Pour le Conseil d’Etat néanmoins, les considérations relatives à la commodité du voisinage ne relèvent pas de la salubrité publique au sens de ces dispositions et ne peuvent donc être opposées pour justifier un refus d’autorisation d’urbanisme

2          Au sens du droit de l’environnement

En revanche, tel n’est pas le cas au sens du droit de l’environnement.

Cette notion de « commodité du voisinage » résulte explicitement de l’article L. 511-1 du code de l’environnement, premier article des dispositions législatives générales relatives aux installations classées pour la protection de l’environnement (ICPE), qui peuvent présenter des inconvénients au titre de ladite commodité.

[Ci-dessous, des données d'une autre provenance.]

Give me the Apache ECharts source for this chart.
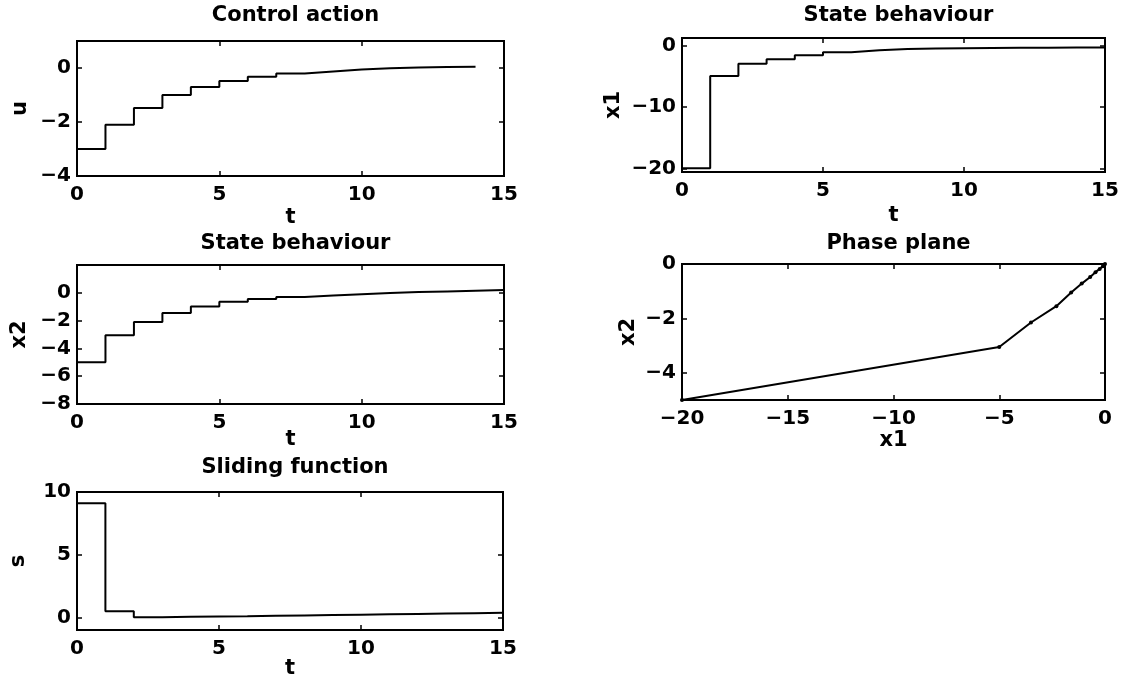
<!DOCTYPE html>
<html>
<head>
<meta charset="utf-8">
<script src="https://cdn.jsdelivr.net/npm/echarts@6/dist/echarts.min.js"></script>
<style>
html,body{margin:0;padding:0;background:#fff;}
#chart{width:1126px;height:680px;}
</style>
</head>
<body>
<div id="chart"></div>
<script>
// ---- data ----
const uValues  = [-3.0, -2.1, -1.48, -1.0, -0.7, -0.48, -0.32, -0.2, -0.13, -0.06, -0.01, 0.02, 0.04, 0.05];
const x1Values = [-20, -5, -3, -2.25, -1.6, -1.1, -0.8, -0.6, -0.5, -0.45, -0.42, -0.4, -0.38, -0.36, -0.35];
const x2Values = [-5, -3.05, -2.1, -1.45, -0.98, -0.65, -0.45, -0.3, -0.2, -0.1, -0.02, 0.05, 0.1, 0.15, 0.2];
const sValues  = [9.1, 0.5, 0.02, 0.05, 0.08, 0.1, 0.13, 0.16, 0.19, 0.22, 0.25, 0.28, 0.31, 0.34, 0.37];
const phaseX1  = [-20, -5, -3.5, -2.3, -1.6, -1.1, -0.7, -0.45, -0.25, -0.1, 0];
const phaseX2  = [-5, -3.05, -2.15, -1.55, -1.05, -0.72, -0.48, -0.3, -0.18, -0.08, 0];

const tTicks      = [0, 5, 10, 15];
const uTicks      = [-4, -2, 0];
const x1Ticks     = [-20, -10, 0];
const x2Ticks     = [-8, -6, -4, -2, 0];
const phaseXTicks = [-20, -15, -10, -5, 0];
const phaseYTicks = [-4, -2, 0];
const sTicks      = [0, 5, 10];

const titles = ['Control action', 'State behaviour', 'State behaviour', 'Phase plane', 'Sliding function'];

// ---- helpers ----
const FONT = 'DejaVu Sans';
const FS_TICK = 20;
const FS_TEXT = 21;
function stairs(vals) {
  const pts = vals.map((v, i) => [i, v]);
  pts.push([vals.length, vals[vals.length - 1]]);
  return pts;
}
function minus(v) { return String(v).replace('-', '\u2212'); }

const panels = [
  {title: titles[0], titleTop: 0, l: 77, t: 41, r: 504, b: 176, xmin: 0, xmax: 15, xt: tTicks, ymin: -4, ymax: 1, yt: uTicks,
   xname: 't', yname: 'u', xgap: 31, ygap: 46, data: stairs(uValues), step: true},
  {title: titles[1], titleTop: 0, l: 682, t: 38, r: 1105, b: 172, xmin: 0, xmax: 15, xt: tTicks, ymin: -20.6, ymax: 1.2, yt: x1Ticks,
   xname: 't', yname: 'x1', xgap: 33, ygap: 58, data: stairs(x1Values), step: true},
  {title: titles[2], titleTop: 228, l: 77, t: 265, r: 504, b: 404, xmin: 0, xmax: 15, xt: tTicks, ymin: -8, ymax: 2, yt: x2Ticks,
   xname: 't', yname: 'x2', xgap: 25, ygap: 47, data: stairs(x2Values), step: true},
  {title: titles[3], titleTop: 228, l: 682, t: 264, r: 1105, b: 400, xmin: -20, xmax: 0, xt: phaseXTicks, ymin: -5, ymax: 0, yt: phaseYTicks,
   xname: 'x1', yname: 'x2', xgap: 30, ygap: 43, data: phaseX1.map((v, i) => [v, phaseX2[i]]), step: false},
  {title: titles[4], titleTop: 452, l: 77, t: 492, r: 503, b: 632, xmin: 0, xmax: 15, xt: tTicks, ymin: -1, ymax: 10, yt: sTicks,
   xname: 't', yname: 's', xgap: 28, ygap: 48, data: stairs(sValues), step: true}
];

const txtTick = {color: '#000', fontFamily: FONT, fontWeight: 'bold', fontSize: FS_TICK};
const txt = {color: '#000', fontFamily: FONT, fontWeight: 'bold', fontSize: FS_TEXT};
const option = {
  animation: false,
  backgroundColor: '#fff',
  title: [], grid: [], xAxis: [], yAxis: [], series: []
};

panels.forEach((p, i) => {
  const w = p.r - p.l, h = p.b - p.t;
  option.title.push({
    text: p.title, left: (p.l + p.r) / 2, top: p.titleTop, textAlign: 'center',
    textStyle: Object.assign({}, txt)
  });
  option.grid.push({left: p.l, top: p.t, width: w, height: h, show: true, borderColor: '#000', borderWidth: 2, backgroundColor: 'transparent'});
  const lineStyle = {color: '#000', width: 2};
  const tickIn = (vals) => ({show: true, inside: true, length: 5, customValues: vals, lineStyle: {color: '#000', width: 1.5}});
  // bottom x
  option.xAxis.push({
    type: 'value', gridIndex: i, position: 'bottom', min: p.xmin, max: p.xmax,
    axisLine: {show: true, onZero: false, lineStyle}, axisTick: tickIn(p.xt),
    axisLabel: Object.assign({show: true, margin: 9, customValues: p.xt, formatter: minus}, txtTick),
    splitLine: {show: false},
    name: p.xname, nameLocation: 'middle', nameGap: p.xgap, nameMoveOverlap: false, nameTextStyle: txt
  });
  // top x
  option.xAxis.push({
    type: 'value', gridIndex: i, position: 'top', min: p.xmin, max: p.xmax,
    axisLine: {show: true, onZero: false, lineStyle}, axisTick: tickIn(p.xt),
    axisLabel: {show: false}, splitLine: {show: false}
  });
  // left y
  option.yAxis.push({
    type: 'value', gridIndex: i, position: 'left', min: p.ymin, max: p.ymax,
    axisLine: {show: true, onZero: false, lineStyle}, axisTick: tickIn(p.yt),
    axisLabel: Object.assign({show: true, margin: 6, customValues: p.yt, formatter: minus}, txtTick),
    splitLine: {show: false},
    name: p.yname, nameLocation: 'middle', nameRotate: 90, nameGap: p.ygap, nameMoveOverlap: false, nameTextStyle: txt
  });
  // right y
  option.yAxis.push({
    type: 'value', gridIndex: i, position: 'right', min: p.ymin, max: p.ymax,
    axisLine: {show: true, onZero: false, lineStyle}, axisTick: tickIn(p.yt),
    axisLabel: {show: false}, splitLine: {show: false}
  });
  option.series.push({
    type: 'line', xAxisIndex: 2 * i, yAxisIndex: 2 * i,
    data: p.data, step: p.step ? 'end' : false,
    showSymbol: !p.step, symbol: 'circle', symbolSize: 4,
    itemStyle: {color: '#000'},
    lineStyle: {color: '#000', width: 2},
    silent: true, clip: true
  });
});

const chart = echarts.init(document.getElementById('chart'), null, {renderer: 'canvas'});
chart.setOption(option);
</script>
</body>
</html>
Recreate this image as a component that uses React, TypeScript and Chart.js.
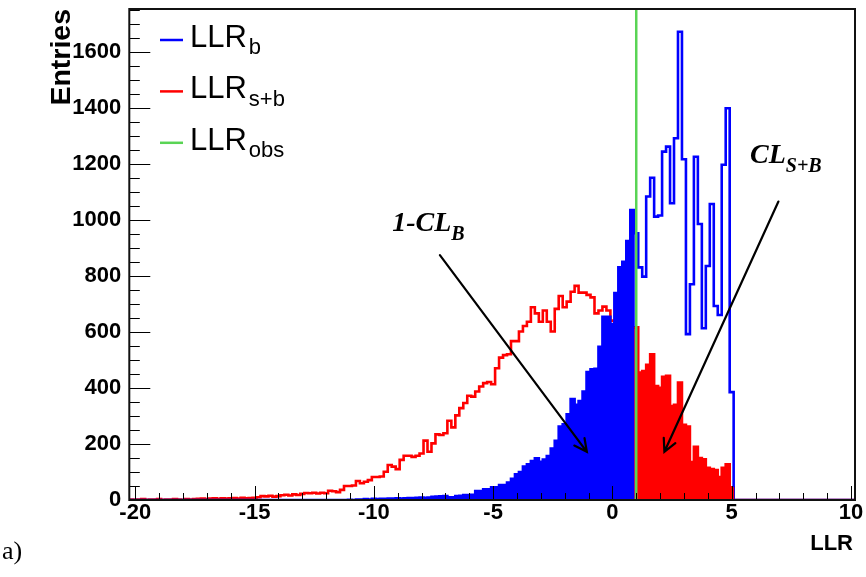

Ainsi, dans le cadre de l’instruction des demandes d’autorisation environnementale, c’est-à-dire – lorsqu’il s’agit d’ICPE – de celles qui « présentent de graves dangers ou inconvénients pour les intérêts mentionnés à l’article L. 511-1 » (art. L. 512-1, c. env.), le Conseil d’Etat juge que le phénomène de saturation visuelle peut être pris en compte pour apprécier les inconvénients d’un projet pour la commodité du voisinage au sens de l’article L. 511-1.

C’est sur ce fondement que le Conseil d’Etat valide le refus d’autorisation environnementale opposé par le préfet au motif que le projet présentait des inconvénients excessifs pour la commodité du voisinage dans un secteur où étaient déjà construits ou autorisés 2 parcs éoliens comportant un total de 18 éoliennes à un kilomètre, 7 parcs éoliens comportant un total de 68 éoliennes à 5 kilomètres et 14 parcs éoliens comportant 126 éoliennes à 10 kilomètres.

Pour juger l’autorisation illégale, le Conseil d’Etat prend en compte les photomontages produits caractérisant une perte de lisibilité du paysage et une occupation continue de l’horizon, ainsi que – pour caractériser la saturation visuelle entrainée par le projet – que le projet augmentait les angles d’occupation de l’horizon, les faisant alors dépasser les seuils d’alerte.